I’m talking about the feeling of liking someone, waking up and they are the first thing you think of, the last thing that crosses your mind before you go to bed, your heart pounds when you see them, you find yourself looking at things while you’re out and thinking how much they would like that or how you should go there together.

But what do you do when you never say anything in fear of losing someone? When you’re worried your admittance will cost you a friendship.

I have always believed in the whole “fuck it” take. I’m the type of person who will take the bull by the horns and just tell you.

For my own sanity and heart, I have always thought that if I have that strong of a feeling for someone, they deserve to know.
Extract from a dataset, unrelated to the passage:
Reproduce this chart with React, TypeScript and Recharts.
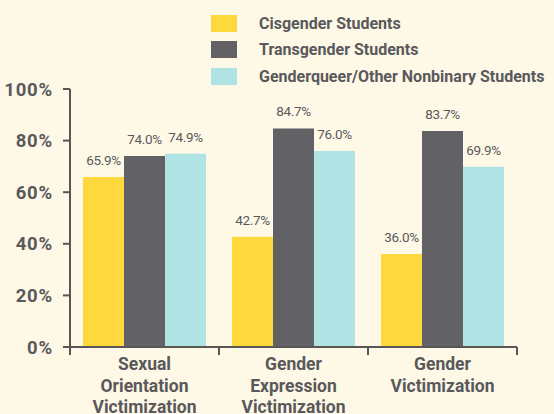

They deserve to know they are loved.

One of three things can happen;

  1. They are also into you. Yay.
  2. They aren’t into you but friendship is important and they don’t want anything to change
  3. They over react and cut you out thus proving they weren’t worthy of your love

They are into you. YAY.

Well, that was easy. They are into you too. Ask them on a date, do some cute shit, date for a while, get engaged, get married, have babies, buy a house – do all that romantic bollocks. Good for you, I am routing for your love.

They aren’t into you but you still get friendship

Look, you gave it a go and they aren’t into it. That’s ok, they still want you in their lives and you want them in yours. You can take some time for your heart too heal and move on. You get to keep your pal and thats a positive.

They over react

Then they weren’t worth your friendship or your love. If they kick off they aren’t worth shit honey. If they can’t appreciate the fact you’ve been honest about how you feel, then did they actually care about how you feel in the day to day? Let your heart heal and move on, they weren’t worth it anyway.

If you’re reading this and you have the feels, reach out to that person. Do it now. You can use the message below, click send and just let them know. Only if you’re feeling it and feeling brave.

COPY PASTE SEND THIS SHIT IF YOU FEEL BRAVE AND CONFIDENT 

“Hey, I just wanted to let you know that I have feelings for you. I don’t expect anything from this. I say this without hope or agenda. I understand completely if you don’t feel the same, but I just wanted to let you know.”

What do you have to loose? Bite the bullet. You got this boo.

If they are in a relationship and you wanna tell them, I have always believed that you should tell them – what they do after that is their choice; however after speaking to a few friends they feel that admitting it might cross a line. This is personal preference to be quite honest, if you want to tell them, tell them – if you don’t feel its appropriate or your not comfortable with telling them; then that’s ok too.

What if you’ve got all these feels but you don’t wanna tell them or you’re too shy? Then you gotta swallow it and move on. Find a way too set your heart free, because pining after someone wont do you any good. Plus if Catfish has taught me anything, you’ll end up catfishing them and end up with Nev knocking on your door, though I’d totally watch that.

What about if you have those secret feels for someone you have already dated? It may have ended badly, you may have been too young or maybe even it was the wrong time. Sometimes you can’t drop those feelings for the person you once dated and what are you supposed to do? I would say go for it. Unless you cheated or did something super shitty, give it a go. You had something once; why wouldn’t or couldn’t you have something again? People sometimes still have those feelings even if you, as hard as you try – push them aside. So what you didn’t work the first time, does that mean you can’t work a second? Things and people change. It can take weeks, months or years, but people change and maybe just maybe, you were meant to be.

SO what are my thought’s on the secret feels, honey, if you got them – tell them. That’s what I honestly feel. You can’t go through life never saying or acting on how you feel. If you feel strong enough – do it! Tell them! Because you could have these feelings for a week or even 10 years, do the best thing for you and say something, don’t live your life in regret.